According to Chinese media, the only foreigners in the bidding are Panin Holdings of Indonesia and an unnamed private equity fund.
The biggest stakeholder will be the Ministry of Railways, which is likely to invest 40 billion yuan for a stake of 35 per cent. The local governments of the regions through which the line will pass Beijing, Shanghai, Tianjin, Hebei, Shandong, Anhui and Jiangsu are likely to invest a total of 20 billion.
A spokesman for the ministry said that negotiations on the composition of the new rail consortium were still being worked out and the final allocation of shares had not been decided. He declined to give details.

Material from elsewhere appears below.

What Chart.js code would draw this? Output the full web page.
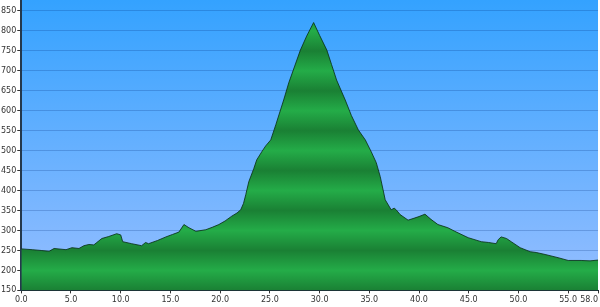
<!DOCTYPE html>
<html><head><meta charset="utf-8">
<script src="https://cdn.jsdelivr.net/npm/chart.js@4.4.0/dist/chart.umd.min.js"></script>
<style>html,body{margin:0;padding:0;background:#fff}#wrap{width:600px;height:307px}</style>
</head><body><div id="wrap"><canvas id="c" width="600" height="307"></canvas></div>
<script>
const distanceKm = [0,1.1,2.0,2.8,3.3,4.5,5.1,5.8,6.3,6.8,7.3,7.6,8.1,8.8,9.6,10.0,10.2,11.1,12.1,12.5,12.8,13.7,14.55,15.2,15.85,16.36,16.86,17.56,18.56,19.2,19.87,20.5,21.17,21.7,22.07,22.35,22.58,22.88,23.38,23.68,24.18,24.58,25.09,25.6,26.39,26.9,27.5,28.07,28.7,29.4,30.0,30.73,31.2,31.71,32.58,33.2,33.9,34.6,35.2,35.7,36.1,36.6,37.2,37.5,37.7,38.1,38.9,39.4,40.0,40.6,41.2,41.9,42.9,43.6,44.95,46.26,47.0,47.76,47.96,48.26,48.8,49.27,50.17,51.17,51.78,52.68,53.98,55.0,56.3,57.2,58.0];
const elevationM = [254,252,250,248,255,252,257,255,262,265,264,270,280,285,292,289,272,267,262,270,267,275,284,290,296,315,307,298,302,308,315,324,336,344,352,368,390,422,455,477,497,512,527,565,627,670,712,752,787,821,789,752,716,677,627,588,552,527,497,470,435,377,352,356,352,340,326,330,335,341,328,315,307,298,282,272,270,267,277,284,280,272,257,247,245,240,232,225,225,224,226];
const xTickValues = [0,5,10,15,20,25,30,35,40,45,50,55,58];
const yTickValues = [150,200,250,300,350,400,450,500,550,600,650,700,750,800,850];

const LIGHT = 'rgb(36,172,72)';
const DARK = 'rgb(26,128,52)';

function bandFill(context) {
  const chart = context.chart;
  const {ctx, chartArea, scales} = chart;
  if (!chartArea) return LIGHT;
  const ys = scales.y;
  const top = chartArea.top, bottom = chartArea.bottom, span = bottom - top;
  const g = ctx.createLinearGradient(0, bottom, 0, top);
  for (let v = 150; v <= 900; v += 50) {
    const p = (bottom - ys.getPixelForValue(v)) / span;
    if (p < 0 || p > 1) continue;
    g.addColorStop(p, (v % 100) === 50 ? DARK : LIGHT);
  }
  return g;
}

const skyPlugin = {
  id: 'sky',
  beforeDraw(chart) {
    const {ctx, chartArea} = chart;
    const g = ctx.createLinearGradient(0, chartArea.top, 0, chartArea.bottom);
    g.addColorStop(0, 'rgb(52,162,255)');
    g.addColorStop(1, 'rgb(150,190,255)');
    ctx.save();
    ctx.fillStyle = g;
    ctx.fillRect(chartArea.left, chartArea.top, chartArea.right - chartArea.left, chartArea.bottom - chartArea.top);
    ctx.restore();
    // keep the first x label centred on its tick (only the last one hugs the right edge)
    const items = chart.scales.x.getLabelItems();
    if (items.length) items[0].options.textAlign = 'center';
  }
};

const tickFont = {family: 'DejaVu Sans', size: 8};

new Chart(document.getElementById('c'), {
  type: 'line',
  data: {
    datasets: [{
      data: distanceKm.map((x, i) => ({x, y: elevationM[i]})),
      fill: 'start',
      backgroundColor: bandFill,
      borderColor: 'rgba(10,50,25,0.85)',
      borderWidth: 1,
      pointRadius: 0,
      tension: 0
    }]
  },
  options: {
    responsive: false,
    animation: false,
    devicePixelRatio: 1,
    layout: {padding: 0},
    plugins: {legend: {display: false}, tooltip: {enabled: false}},
    scales: {
      x: {
        type: 'linear', min: 0, max: 58,
        afterBuildTicks: s => { s.ticks = xTickValues.map(v => ({value: v})); },
        ticks: {callback: v => Number(v).toFixed(1), font: tickFont, color: '#333', align: 'inner', padding: 2, autoSkip: false, maxRotation: 0},
        grid: {drawOnChartArea: false, tickLength: 3, tickColor: '#333'},
        border: {color: '#1c2a38', width: 1}
      },
      y: {
        min: 150, max: 877.5, z: 1,
        afterBuildTicks: s => { s.ticks = yTickValues.map(v => ({value: v})); },
        afterFit: s => { s.paddingTop = 0; s.paddingBottom = 0; },
        ticks: {font: tickFont, color: '#333', padding: 1},
        grid: {color: 'rgba(0,40,120,0.22)', tickLength: 4, tickColor: '#333'},
        border: {color: '#24384c', width: 2}
      }
    }
  },
  plugins: [skyPlugin]
});
</script>
</body></html>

Two issues are delaying agreement. One is the form of investment, with Anhui, for example, wanting its share to be in land, not money. The other is the form of compensation for those who occupy the 4,470 hectares of land through which the line will run. Since it is the most prosperous land in China, the compensation will be substantial, up to 23 billion yuan.
In this story, the ministry is the big winner. For nearly 10 years, it has resisted pressure from other ministries to start work on the line using a foreign system, the Japanese Shinkansen, Frances Train à Grande Vitesse (TGV) or the German InterCity Express. It held off by insisting that it had the technology to build a comparable line, the foreign models were too expensive and such a strategic project should not be given to a foreign firm.

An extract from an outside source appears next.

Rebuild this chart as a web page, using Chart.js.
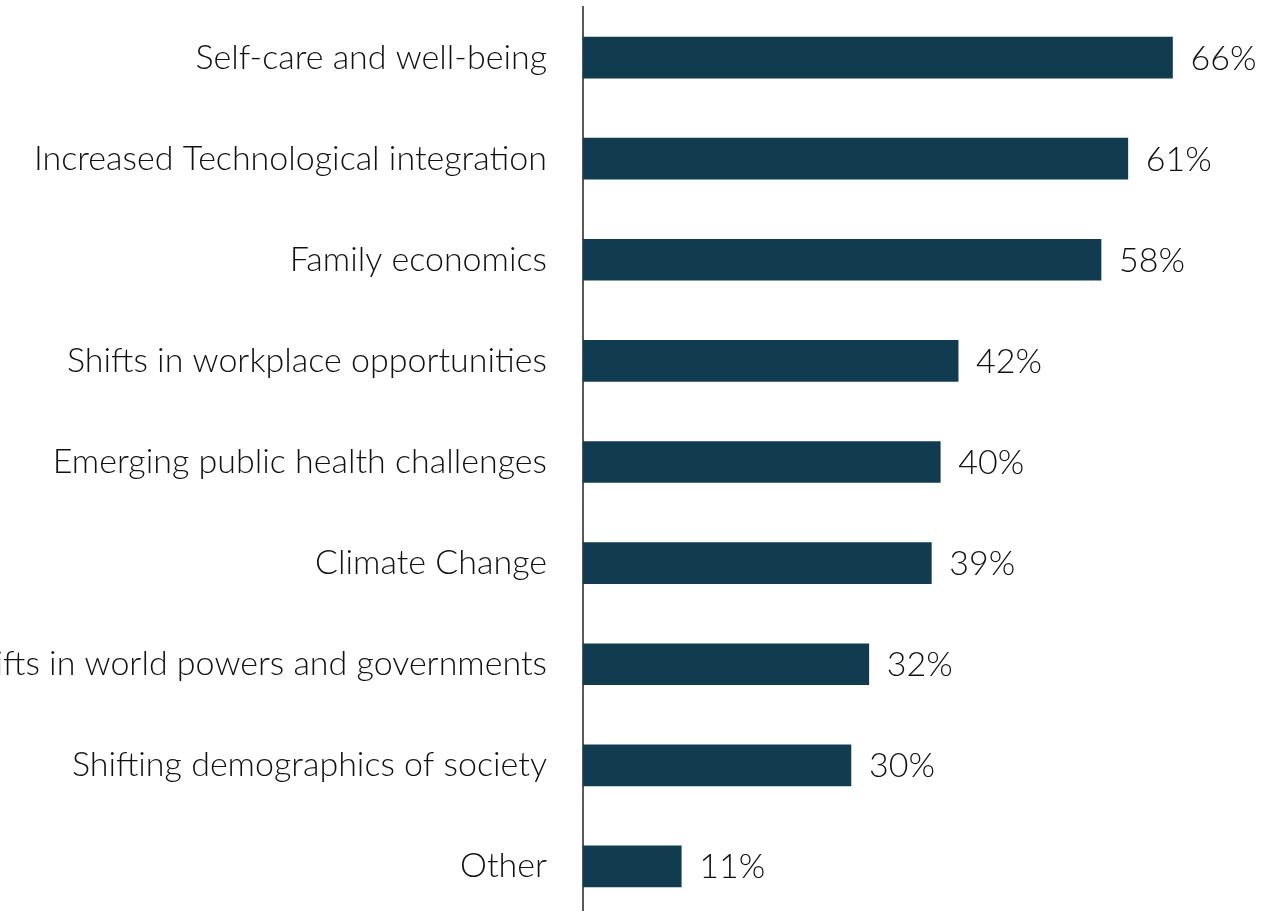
<!DOCTYPE html>
<html>
<head>
<meta charset="utf-8">
<title>Trends</title>
<script src="https://cdn.jsdelivr.net/npm/chart.js@4/dist/chart.umd.min.js"></script>
<style>
  html, body { margin: 0; padding: 0; background: #fff; overflow: hidden; }
  canvas { display: block; }
</style>
</head>
<body>
<canvas id="trendsChart" width="1271" height="917"></canvas>
<script>
(function() {
    'use strict';

    // ── Data ───────────────────────────────────────────────
    const categories = [
        'Self-care and well-being',
        'Increased Technological integration',
        'Family economics',
        'Shifts in workplace opportunities',
        'Emerging public health challenges',
        'Climate Change',
        'Shifts in world powers and governments',
        'Shifting demographics of society',
        'Other'
    ];
    const shares = [66, 61, 58, 42, 40, 39, 32, 30, 11];

    const BAR_COLOR = '#113b4f';
    const TEXT_COLOR = '#111111';
    const FONT = { family: "Lato, 'Open Sans', sans-serif", size: 34, weight: 300 };

    // Percent labels right of each bar
    const valueLabels = {
        id: 'valueLabels',
        afterDatasetsDraw(chart) {
            const ctx = chart.ctx;
            const meta = chart.getDatasetMeta(0);
            ctx.save();
            ctx.font = FONT.weight + ' ' + FONT.size + 'px ' + FONT.family;
            ctx.fillStyle = TEXT_COLOR;
            ctx.textAlign = 'left';
            ctx.textBaseline = 'middle';
            meta.data.forEach((bar, i) => {
                ctx.fillText(shares[i] + '%', bar.x + 18, bar.y + 1);
            });
            ctx.restore();
        }
    };

    new Chart(document.getElementById('trendsChart'), {
        type: 'bar',
        data: {
            labels: categories,
            datasets: [{
                data: shares,
                backgroundColor: BAR_COLOR,
                borderWidth: 0,
                barThickness: 41
            }]
        },
        options: {
            indexAxis: 'y',
            responsive: false,
            animation: false,
            layout: { padding: { top: 7, right: 36, bottom: 0, left: 0 } },
            plugins: {
                legend: { display: false },
                tooltip: { enabled: false }
            },
            scales: {
                x: {
                    display: false,
                    min: 0,
                    max: 73
                },
                y: {
                    // fixed label column; long labels run off the left edge
                    afterFit(scale) {
                        scale.width = 583;
                        scale.paddingTop = 0;
                        scale.paddingBottom = 0;
                    },
                    grid: { display: false, drawTicks: false },
                    border: { display: true, color: '#595959', width: 2 },
                    ticks: {
                        color: TEXT_COLOR,
                        font: FONT,
                        padding: 36,
                        autoSkip: false
                    }
                }
            }
        },
        plugins: [valueLabels]
    });
})();
</script>
</body>
</html>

It bolstered its arguments by rapidly improving the speed and standards of domestic trains on major routes.
For their part, backed by their respective governments, the Japanese, French and Germany companies invested time, money and manpower in lobbying for the tantalizing line, which would have been the biggest and most prestigious foreign project for any of them, if they had won.
Because of historical antagonisms, Shinkansens chance of victory was always small and disappeared when former Taiwan President Lee Teng-hui chose it in 1999 for the Taipei-Kaohsiung route. Costing US$15 billion for a 336-km route, it opened on January 7, 2007. [Mod: One comment says it was Jan. 5]
Initially, the Ministry of Railways also said that it would use only domestic technology but, in May 2006, invited foreign companies to bid. Alstom, Siemens and Mitsubishi-Kawasaki are considering bids, especially for the rolling stock.
To raise funds for its stake in the umbrella company, the Ministry of Railways has applied to the regulator for permission to list A shares in its subsidiary, China Railway Company, followed by an issue of H shares. It aims to raise US$2 billion in Shanghai and US$1.8 billion in Hong Kong.
In the current bull market, it should have no trouble raising the money, especially as there are only two railway companies listed on the stock market, one carrying coal and the other passengers from Guangzhou to Shenzhen.
In the current five-year plan, Beijing has promised to invest 1.25 trillion yuan in train lines and equipment and 250 billion yuan for locomotives and rolling stock. By the end of 2010, the ministry aims to have laid an additional 17,000 kilometers of track half as much as in all of Germany to create a national network of more than 90,000 kilometers.
In such an ambitious plan, how could the train on Chinas premier route be carrying a foreign flag?